INCONFORMISMO Manifestantes pró-Trump não reconhecem a
vitória do democrata Joe Biden (Crédito:Jonathan Ernst)

Ao final do processo eleitoral para a presidência dos EUA, a cada quatro anos há um ato meramente protocolar no qual os delegados dos 50 estados se reúnem em um Colégio Eleitoral, dão por encerrada a contagem de votos e confirmam a vitória de um dos candidatos. Este ano, essa tradição bicentenária ganhou um significado altamente político. Enterrou na prática as esperanças de Donald Trump em subverter o resultado do pleito. Suas ações procuravam minar a democracia mais estável do planeta. A resposta foi cabal. Na segunda-feira, 14, e os delegados confirmaram o que o mundo todo já sabia: Joe Biden venceu as eleições com placar amplamente favorável. O democrata obteve 306 votos no Colégio Eleitoral, contra 232 de Trump. Na votação popular, Biden e a vice Kamala Harris conquistaram 81,6 milhões de votos, sete milhões a mais que Trump — um recorde na história do país. A partir desse momento, não há mais possibilidade legal de contestação. No dia 6 de janeiro, esse resultado será ratificado numa sessão especial no Congresso, presidida por Mike Pence, o vice-presidente, e o resultado oficializado.

O presidente Trump demonstrou, no mínimo, ser um mal perdedor. Ele adotou a estratégia de desqualificar o processo eleitoral afirmando, sem provas, que foi vítima de fraude. Pediu a recontagem de votos em estados-chave, como Michigan e Wisconsin, locais em que Biden venceu. Teve mesmo a audácia de pressionar lideranças estaduais para mudar resultados. O jornal “The Washington Post” informou que ele telefonou para o governador da Geórgia, Brian Kemp, de seu partido, para que anulasse a vitória do democrata no Estado. Como vinha prometendo antes do pleito, Trump inundou a Justiça com mais de 50 processos. Em todos os casos foi derrotado — até na Suprema Corte, em que Trump tinha absoluta certeza de vitória. Na mais alta corte do país, havia indicado a juíza conservadora Amy Coney Barrett na intenção de que ela o ajudasse — mas no tribunal votou contra os interesses do presidente.
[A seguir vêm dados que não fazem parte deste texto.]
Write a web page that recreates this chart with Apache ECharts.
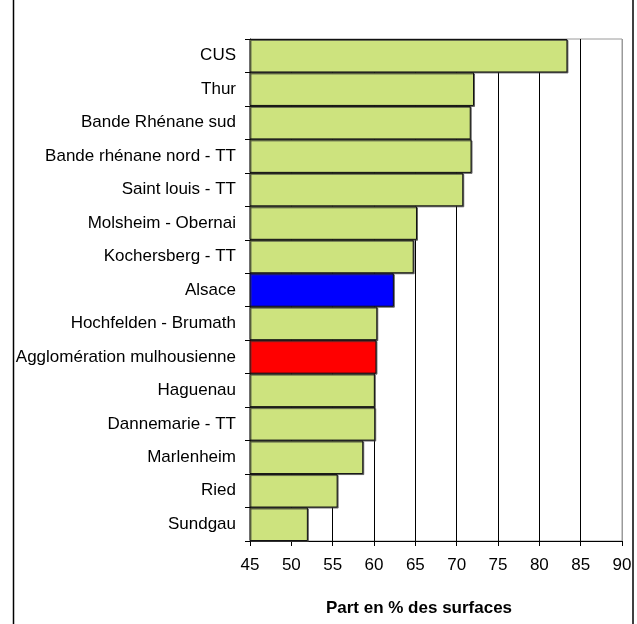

Para Denilde Holzhacker, professora no Núcleo de Negócios e Estudos Americanos da ESPM, o sistema eleitoral dos EUA é complexo, há possibilidade de erros, mas Trump ficou sem opções. Diferentemente das eleições brasileiras, em que o TSE centraliza as ações, nos EUA são os estados que realizam os trâmites. O sistema permite a contestação e foram feitas recontagem de votos. “Todas as averiguações foram realizadas”, afirma. Há casos, em que a recontagem aumentou o número de votos a favor de Biden.

Apoiadores de Trump armados contestaram em Washington o resultado eleitoral. A polícia contou 20 pessoas esfaqueadas (Crédito:Leah Millis )

Trump investe na deslegitimação do processo para tentar manter sua base após as eleições. A sua passagem pela Casa Branca deu proporção nacional à polarização. Segundo Holzhacker, são bandeiras com apelo na população: a exacerbação do nacionalismo, as declarações racistas e machistas e o endurecimento nas relações diplomáticas. Num levantamento do “Post”, entre os 249 parlamentares republicanos, apenas 27 reconhecem a vitória de Biden. A força do trumpismo na população se comprovou mais uma vez em manifestações de rua, sábado, 11, em Washington. Apoiadores de Trump armados contestaram o resultado eleitoral. Em meio ao tumulto, a polícia contou 20 pessoas esfaqueadas, o que gerou tensão entre os delegados do Colégio Eleitoral. Em Wisconsin, por exemplo, os delegados que estavam reunidos na Suprema Corte estadual foram orientados a deixar o Capitólio em caso de protestos. Pouco antes do horário agendado, eles rejeitaram pela segunda vez um pedido da candidatura republicana de anulação de 200 mil votos.

Democracia vence

A intenção de Biden é virar a página da eleição e restabelecer a normalidade. A posse, em 20 de janeiro, será marcada por uma cerimônia tímida devido à pandemia, Na última semana, tentou colocar um ponto final na cruzada golpista de Trump. “A chama da democracia foi acesa nesta nação há muito tempo. E agora sabemos que nada, nem mesmo uma pandemia ou um abuso de poder, pode apagar essa chama”, disse. Ele terá tarefas difíceis pela frente: promover rapidamente um plano para combater a pandemia, formular um novo programa de saúde parecido com o Obamacare, aprovar no Congresso um pacote de ajuda financeira, abafar as contendas externas criadas por Trump e, principalmente, pacificar o país. A Trump restará se defender na Justiça, pagar as contas que deve e espernear pela derrota.